Popular athletes are always in the news, and often claim their fame leads to hoax accusations. But sham charges don’t entirely explain the staggeringly low sexual assault conviction rate.  Part of the explanation is that many prosecutors are reluctant to bring cases against athletes to trial; it is extremely difficult for the prosecution to prove an alleged sexual assault victim’s allegations beyond a reasonable doubt when often there are no corroborating witnesses. Another explanation is accused athletes have money, powerful lawyers, public relations specialists and other popular personalities to come to their defense.
Given the difficulty in successfully prosecuting sexual assault allegations, perhaps it is time for endorsement companies to look at allegations with a sharper eye. Companies can partially invoke morals clauses if they don’t want to completely sever ties with a prized athlete: While sexual assault investigations remain ongoing, companies can suspend an agreement but retain the services of the athlete for a later day, once more information becomes certain; companies can also impose a financial penalty for the "immoral" behavior but allow the endorsement to continue; or, companies can seek damages for breach of an agreement.

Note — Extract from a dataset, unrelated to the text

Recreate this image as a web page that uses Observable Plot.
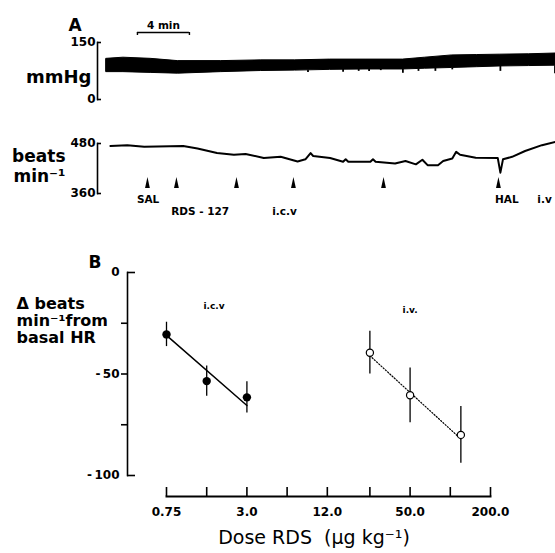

If this culture of apathy toward athlete sexual assault is ever going to change, customers will have to lead the charge.
Ultimately, the invocation of morals clauses turns on business considerations: Will the non-breaching party gain more (financially or otherwise) by suspending or severing ties with the athlete than by keeping the contractual relationship in place? If a product’s profits drop significantly following a sexual assault scandal, a decision to invoke a morals clause may follow suit.
Manning’s squeaky clean image may be forever tarnished. Perhaps it is time for some of his endorsement contracts to be temporarily suspended — at least, until more information about his alleged sexual assault comes to light.